LEWISTON – After 11 years at the Lewiston Public Library and the past six at the helm, Director Marcela Peres will leave her post next month to take a position as operations manager at the Maine Humanities Council.
The library will lose a “beloved leader” who has helped it become “a place of learning, exploration, welcome and refuge,” when she steps down April 5, colleagues and patrons told the Sun Journal.
Peres was hired in 2012 as a library technician working primarily with teens. In 2014, she became the adult services librarian and in 2017, she was selected following a nationwide search to replace longtime Director Rick Speer.
Prior to that, she oversaw library operations for a private technical college in Tampa, Florida.
The biggest difference between living and working in Maine versus Florida is Lewiston is a “big little town,” Peres said.
Although Lewiston is the second-largest city in the state, “it is small enough that you recognize people quite often when you’re out and about. And that doesn’t happen in large cities. It’s not the same.”
This means that the library can “tailor everything much more closely” to the community and be nimble in how it curates everything from the book selection to its events offerings.
Peres said she has tried to make programming as “community-driven” as possible.
“By doing that, it wasn’t just a bunch of librarians deciding what the community needs. It’s the community telling us what they need, and it’s just helping them get there,” she said.
“Libraries, traditionally, were warehouses of books, places to do research, and we still do all of that,” Peres said. But they’re also places for people to meet up with others with similar interests, to learn from each other or to just get to know their neighbor.
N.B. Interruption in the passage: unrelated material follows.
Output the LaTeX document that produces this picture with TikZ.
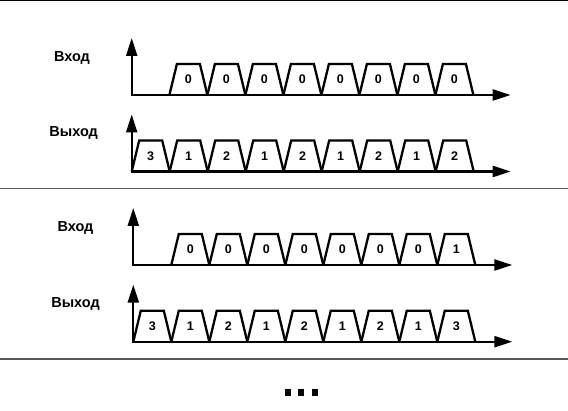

“Libraries are one of the only public places left where you can simply be yourself without having to buy anything,” she said.
Judging from patrons’ comments to the Sun Journal, Peres’ efforts appear to have paid off.
“Marcela Peres made an impact on my organization, Maine Prisoner Advocacy Coalition,” Executive Director Joseph Jackson said.
“Marcela offered the library as a meeting space, even though it was on the weekend. Our first community meeting in Lewiston was a success because the library is the heart of the community,” he said.
When Georgina Watson was new to town and a new parent, she said the library “had such a warmth and welcoming feeling to it I didn’t get elsewhere. It helped me feel more settled as a new resident and a new parent.”
Trustee Sarah Gillespie said Peres “opened my eyes to seeing the library as more than a book-borrowing entity … (it is) a place that truly nurtures the community.”
Former trustee Darby Ray, a professor and director of the Harward Center for Community Partnerships at Bates College in Lewiston, said that under Peres’ leadership, the library has become “a place of learning, exploration, welcome and refuge.”
Collection services librarian Elizabeth Almquist said Peres is a “beloved leader who has fostered a working environment that more closely resembles a family than a workplace.”
When Peres took over from Speer in 2017, she said she saw her role as “building on the momentum and the groundwork that he laid.”
Although she had “no desire to completely derail” the work he had begun, the world had other plans halfway through her tenure as director: a pandemic.
“I can’t sum up my time here without talking about that because, again, we started with this focus of, how do we bring neighbors together? How do we bring the community together to almost overnight learning that we were not allowed to bring people together anymore,” she said.
“And so (then) trying to reinvent the library. It sounds dramatic, but that’s essentially what we were faced with,” Peres said.
She and the staff had to quickly pivot to turn a physical place to gather and lean into a virtual one. Peres said they overhauled the website, made services available virtually or by curbside pickup.
The library was awarded a $121,000 grant from the National Endowment for the Humanities in May 2020 for the sole purpose of converting children’s programming into virtual or remote formats. Peres said they heard from parents who wanted screenless options for their children so they put together craft kits and mailed goodie boxes filled with books and activities.
It was an “enormous undertaking,” that she credits her staff with making successful.
“I’m proud of what we were able to do,” she said.
Almquist, the collection services librarian, said that Peres was the library’s “anchor” through the pandemic.
“In rising to meet new challenges and opportunities, Marcela has championed the role of the library as a place able to adapt to the changing needs and interests of her local community,” Josh Gauthier, the technical services library technician, said.
Peres has been a “champion” of people’s passions, “encouraging opportunities for growth and learning,” he said.
One of Peres’ personal passions was growing the library’s comic book and graphic novel collection. She said when she first started, the library had maybe a couple hundred books in its catalogue. Now there are nearly 8,000 comic books and graphics novels for readers of all ages.
And for those worried that Peres will no longer be a part of the library, she said she isn’t going far.
“It’s been my employer for 11 years, but it’s always going to be my local library,” she said.